Los enormes daños generados por el terremoto de la pasada semana en la planta de Fukushima suponen una quiebra, quien sabe si definitiva, de la confianza en las nucleares. Los sistemas de refrigeración de los seis reactores, situados en un enclave costero, no aguantaron el embate del tsunami, pese a que era un evento que se tuvo en cuenta en su diseño. Y las medidas de emergencia han evidenciado su escaso alcance ante la fuerza destructora de la naturaleza.
Con cada información sobre un aumento de los niveles de radiación en la zona afectada se escurre la confianza recuperada en estos 20 años. El goteo de declaraciones públicas (EE UU, Reino Unido, España, China, Italia) que anuncian revisiones de la seguridad de sus plantas nucleares anticipan un duro trance para que los reactores previstos pasen del papel a la obra. En Alemania, con la opinión pública en armas, la canciller Ángela Merkel se ha visto forzada a suspender la moratoria que iba a permitir prolongar la vida activa de 17 viejas centrales.
Los técnicos y científicos de la compañía Tepco pugnan por mantener bajo control la planta de Fukushima. El descontrol, lo que ocurrió en Chernobyl, tendría efectos que empequeñece el impacto socioeconómico del terremoto de la semana pasada, el quinto más intenso de la historia y, también, el que ha provocado más daños económicos. La ONU estimó que la factura de la catástrofe nuclear de 1986 supera el medio billón de dólares, más del triple de lo que se vaticina ahora. Los presupuestos de Rusia, Ucrania y Bielorrusia aún tienen que hacer frente a ayudas sociales a más de cinco millones de desplazados. Y se calcula en más de 4.000 los muertos por cáncer a consecuencia de las radiaciones.
Si el fiasco de Fukushima es un revés para la industria mundial de la energía nuclear, es un golpe aún mayor para el sistema energético de Japón, el talón de Aquiles de su modelo de crecimiento económico. Pese a sus notables ganancias en ahorro energético, Japón sigue siendo uno de los principales consumidores de energía, y sus 50 reactores nucleares, una de sus apuestas para contrarrestar la dependencia de las importaciones de petróleo, gas y carbón.

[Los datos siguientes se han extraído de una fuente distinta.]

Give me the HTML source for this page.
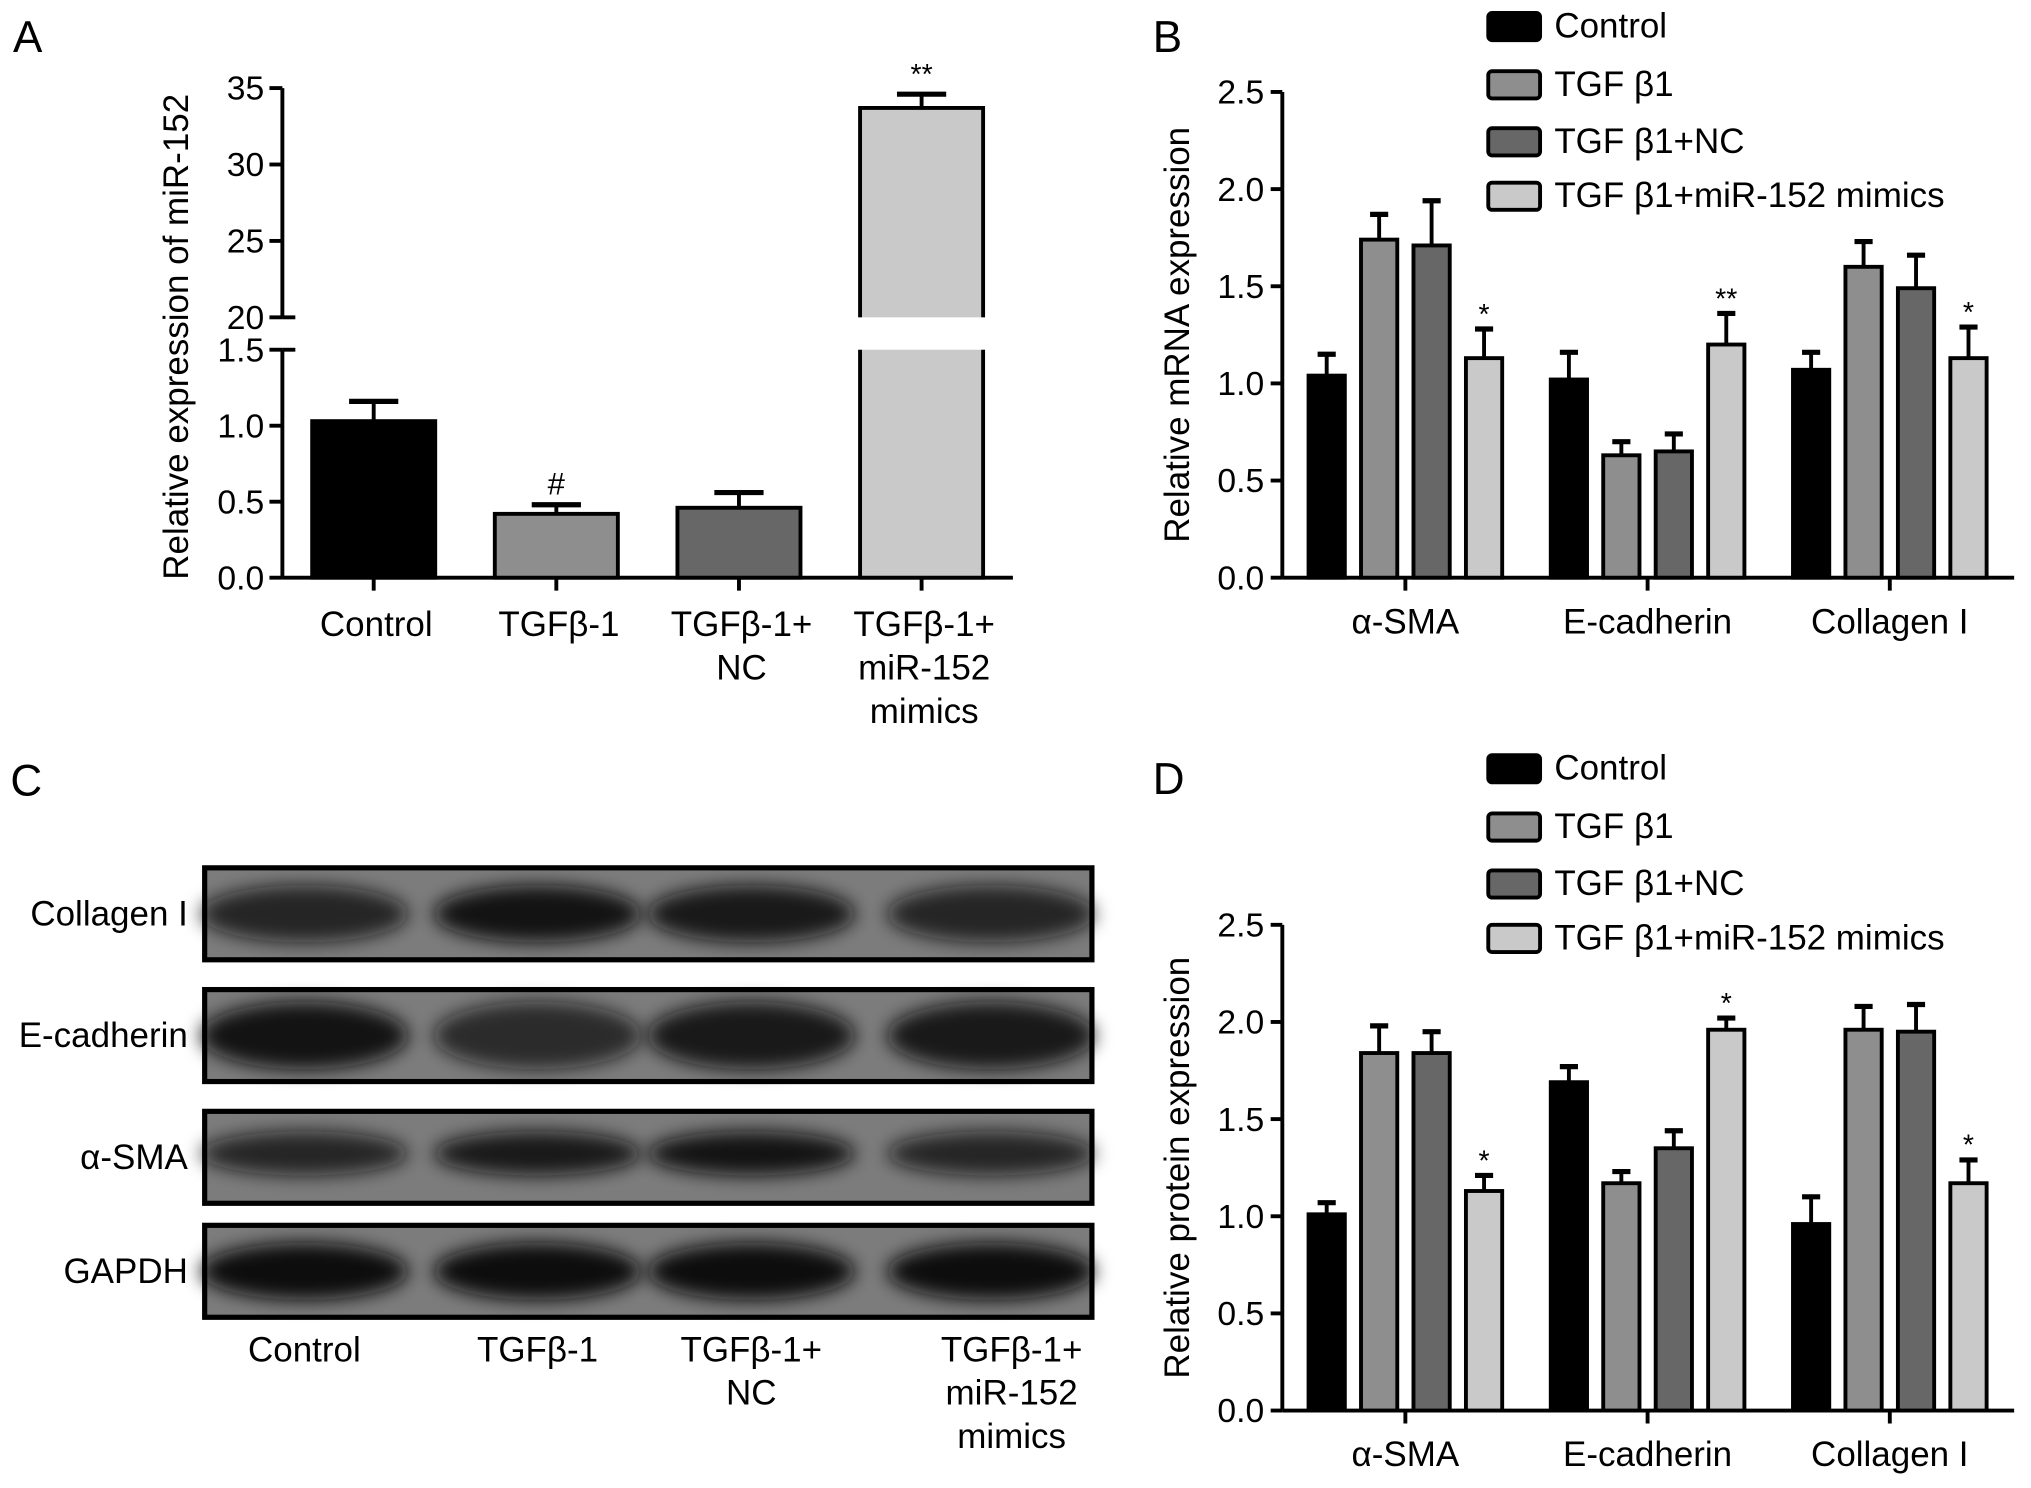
<!DOCTYPE html>
<html><head><meta charset="utf-8"><style>
html,body{margin:0;padding:0;background:#fff;}
svg{display:block;font-family:"Liberation Sans",Arial,sans-serif;}
</style></head><body>
<svg id="fig" width="2031" height="1488" viewBox="0 0 1568 1148.8" xmlns="http://www.w3.org/2000/svg">
<defs>
<filter id="blur" x="-30%" y="-60%" width="160%" height="220%"><feGaussianBlur stdDeviation="7"/></filter>
</defs>
<g id="pA"></g>
<g id="pB"></g>
<g id="pC"></g>
<g id="pD"></g>
</svg>
<script>
// Panel A data
const aCategories = [["Control"],["TGFβ-1"],["TGFβ-1+","NC"],["TGFβ-1+","miR-152","mimics"]];
const aValues = [1.03, 0.42, 0.46, 33.7];
const aErrors = [0.13, 0.06, 0.10, 0.9];
const aMarks = ["", "#", "", "**"];
const aLowTicks = ["0.0","0.5","1.0","1.5"];
const aHighTicks = ["20","25","30","35"];
// Panel B data
const groups = ["α-SMA","E-cadherin","Collagen I"];
const seriesNames = ["Control","TGF β1","TGF β1+NC","TGF β1+miR-152 mimics"];
const bControl = [1.04, 1.02, 1.07];
const bTGF = [1.74, 0.63, 1.60];
const bNC = [1.71, 0.65, 1.49];
const bMimic = [1.13, 1.20, 1.13];
const bErrControl = [0.11, 0.14, 0.09];
const bErrTGF = [0.13, 0.07, 0.13];
const bErrNC = [0.23, 0.09, 0.17];
const bErrMimic = [0.15, 0.16, 0.16];
const bStars = ["*","**","*"];
// Panel D data
const dControl = [1.01, 1.69, 0.96];
const dTGF = [1.84, 1.17, 1.96];
const dNC = [1.84, 1.35, 1.95];
const dMimic = [1.13, 1.96, 1.17];
const dErrControl = [0.06, 0.08, 0.14];
const dErrTGF = [0.14, 0.06, 0.12];
const dErrNC = [0.11, 0.09, 0.14];
const dErrMimic = [0.08, 0.06, 0.12];
const dStars = ["*","*","*"];
const groupTicks = ["0.0","0.5","1.0","1.5","2.0","2.5"];
// Panel C
const blotRows = ["Collagen I","E-cadherin","α-SMA","GAPDH"];
const blotLanes = [["Control"],["TGFβ-1"],["TGFβ-1+","NC"],["TGFβ-1+","miR-152","mimics"]];
const blotIntensity = [[0.8,0.95,0.9,0.8],[0.95,0.75,0.9,0.9],[0.8,0.9,0.95,0.8],[1,1,1,1]];

const NS="http://www.w3.org/2000/svg";
const fills=["#000","#8e8e8e","#676767","#c9c9c9"];
function el(parent,tag,attrs,text){const e=document.createElementNS(NS,tag);for(const k in attrs)e.setAttribute(k,attrs[k]);if(text!==undefined)e.textContent=text;parent.appendChild(e);return e;}

// ---------- Panel A ----------
(function(){
 const g=document.getElementById('pA');
 const X0=218,X1=782,Y0=446;
 const yLow=v=>Y0-v*(176/1.5);
 const yHigh=v=>245-(v-20)*(177/15);
 const yv=v=>v<=1.5?yLow(v):yHigh(v);
 let t=el(g,'text',{x:10,y:40,'font-size':34},'A');
 const ax=el(g,'g',{});
 el(ax,'line',{x1:X0,y1:68,x2:X0,y2:245,stroke:'#000','stroke-width':3});
 el(ax,'line',{x1:X0,y1:270,x2:X0,y2:Y0,stroke:'#000','stroke-width':3});
 aLowTicks.forEach(s=>{const y=yLow(parseFloat(s));el(ax,'line',{x1:X0-10,y1:y,x2:X0,y2:y,stroke:'#000','stroke-width':3});const tt=el(ax,'text',{x:X0-14,y:y+9,'font-size':26,'text-anchor':'end'},s);});
 aHighTicks.forEach(s=>{const y=yHigh(parseFloat(s));el(ax,'line',{x1:X0-10,y1:y,x2:X0,y2:y,stroke:'#000','stroke-width':3});const tt=el(ax,'text',{x:X0-14,y:y+9,'font-size':26,'text-anchor':'end'},s);});
 el(ax,'line',{x1:X0,y1:245,x2:X0+10,y2:245,stroke:'#000','stroke-width':3});
 el(ax,'line',{x1:X0,y1:270,x2:X0+10,y2:270,stroke:'#000','stroke-width':3});
 t=el(g,'text',{x:0,y:0,'font-size':27,'text-anchor':'middle',transform:'translate(145,260) rotate(-90)'},'Relative expression of miR-152');
 el(g,'line',{x1:X0,y1:Y0,x2:X1,y2:Y0,stroke:'#000','stroke-width':3});
 const step=(X1-X0)/4, bw=95;
 aValues.forEach((v,i)=>{
  const cx=X0+step*(i+0.5);
  el(g,'line',{x1:cx,y1:Y0,x2:cx,y2:Y0+10,stroke:'#000','stroke-width':3});
  const bg=el(g,'g',{});
  const top=yv(v), et=yv(v+aErrors[i]);
  el(bg,'line',{x1:cx,y1:top,x2:cx,y2:et,stroke:'#000','stroke-width':3});
  el(bg,'line',{x1:cx-19,y1:et,x2:cx+19,y2:et,stroke:'#000','stroke-width':4});
  if(v>1.5){
   el(bg,'rect',{x:cx-bw/2,y:top,width:bw,height:Y0-top,fill:fills[i],stroke:'#000','stroke-width':3});
   el(bg,'rect',{x:cx-bw/2-4,y:245,width:bw+8,height:25,fill:'#fff'});
  } else el(bg,'rect',{x:cx-bw/2,y:top,width:bw,height:Y0-top,fill:fills[i],stroke:'#000','stroke-width':3});
  if(aMarks[i]){const m=el(g,'text',{x:cx,y:et-8,'font-size':aMarks[i]=='#'?24:22,'text-anchor':'middle'},aMarks[i]);}
  aCategories[i].forEach((s,j)=>{const l=el(g,'text',{x:cx+2,y:491+j*33.5,'font-size':27,'text-anchor':'middle'},s);});
 });
})();

// ---------- Grouped panels ----------
function grouped(gid,letter,Y0,legTop,vals,errs,stars,title){
 const g=document.getElementById(gid);
 const X0=990,X1=1555,Ytop=Y0-375;
 const y=v=>Y0-v*(375/2.5);
 let t=el(g,'text',{x:890,y:legTop+20,'font-size':34},letter);
 const lg=el(g,'g',{});
 const rows=[0,45,89,131];
 seriesNames.forEach((s,i)=>{const e=el(lg,'g',{});
  el(e,'rect',{x:1149,y:legTop+rows[i]-10,width:40,height:21,rx:3,fill:fills[i],stroke:'#000','stroke-width':3});
  el(e,'text',{x:1200,y:legTop+rows[i]+9,'font-size':27},s);});
 el(g,'line',{x1:X0,y1:Ytop,x2:X0,y2:Y0,stroke:'#000','stroke-width':3});
 groupTicks.forEach(s=>{const yy=y(parseFloat(s));el(g,'line',{x1:X0-9,y1:yy,x2:X0,y2:yy,stroke:'#000','stroke-width':3});const tt=el(g,'text',{x:X0-14,y:yy+9,'font-size':26,'text-anchor':'end'},s);});
 t=el(g,'text',{x:0,y:0,'font-size':27,'text-anchor':'middle',transform:`translate(918,${(Ytop+Y0)/2}) rotate(-90)`},title);
 el(g,'line',{x1:X0,y1:Y0,x2:X1,y2:Y0,stroke:'#000','stroke-width':3});
 const gStep=187, gStart=1085, bStep=40.5, bw=28;
 groups.forEach((gn,k)=>{
  const gc=gStart+gStep*k;
  el(g,'line',{x1:gc,y1:Y0,x2:gc,y2:Y0+10,stroke:'#000','stroke-width':3});
  const l=el(g,'text',{x:gc,y:Y0+43,'font-size':27,'text-anchor':'middle'},gn);
  vals.forEach((ser,i)=>{
   const cx=gc+(i-1.5)*bStep, top=y(ser[k]), et=y(ser[k]+errs[i][k]);
   const bg=el(g,'g',{});
   el(bg,'line',{x1:cx,y1:top,x2:cx,y2:et,stroke:'#000','stroke-width':3});
   el(bg,'line',{x1:cx-7,y1:et,x2:cx+7,y2:et,stroke:'#000','stroke-width':4});
   el(bg,'rect',{x:cx-bw/2,y:top,width:bw,height:Y0-top,fill:fills[i],stroke:'#000','stroke-width':3});
   if(i===3){const m=el(g,'text',{x:cx,y:et-4,'font-size':22,'text-anchor':'middle'},stars[k]);}
  });
 });
}
grouped('pB','B',446,20,[bControl,bTGF,bNC,bMimic],[bErrControl,bErrTGF,bErrNC,bErrMimic],bStars,'Relative mRNA expression');
grouped('pD','D',1089,593,[dControl,dTGF,dNC,dMimic],[dErrControl,dErrTGF,dErrNC,dErrMimic],dStars,'Relative protein expression');

// ---------- Panel C ----------
(function(){
 const g=document.getElementById('pC');
 let t=el(g,'text',{x:8,y:614,'font-size':34},'C');
 const tops=[670,764,858,946], h=71, x0=158, x1=843;
 const lanes=[235,415,580,765];
 blotRows.forEach((r,i)=>{
  const bg=el(g,'g',{});
  el(bg,'rect',{x:x0,y:tops[i],width:x1-x0,height:h,fill:'#7c7c7c'});
  lanes.forEach((lx,j)=>{const a=blotIntensity[i][j];
   const ry=i===2?17:(i===1?26:22);
   el(bg,'ellipse',{cx:lx,cy:tops[i]+h/2+(i===2?-3:0),rx:80,ry:ry,fill:'#111','fill-opacity':a,filter:'url(#blur)'});});
  el(bg,'rect',{x:x0,y:tops[i],width:x1-x0,height:h,fill:'none',stroke:'#000','stroke-width':4});
  const l=el(g,'text',{x:145,y:tops[i]+h/2+9,'font-size':27,'text-anchor':'end'},r);
 });
 blotLanes.forEach((ls,j)=>{ls.forEach((s,k)=>{const l=el(g,'text',{x:[235,415,580,781][j],y:1051+k*33.5,'font-size':27,'text-anchor':'middle'},s);});});
})();
</script>
</body></html>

Según las estimaciones de Goldman Sachs y Citigroup, la inactividad prolongada de Fukushima y las dificultades para poner en servicio otras plantas nucleares (Kashiwazaki opera a medio gas por un incidente) y convencionales, pueden reducir la generación de energía entre un 6% y un 15% durante 2011. Pese a la previsible caída del consumo tras el terremoto, el suministro no será suficiente para abastecer las puntas de demanda del verano, por lo que serán necesarias más importaciones de gas natural licuado (la cotización de los contratos a futuro a seis meses ha escalado un 13% estos días). Y, a medio plazo, la ralentización de las inversiones nucleares será otro argumento para mantener el precio del petróleo por encima de los 100 dólares por barril.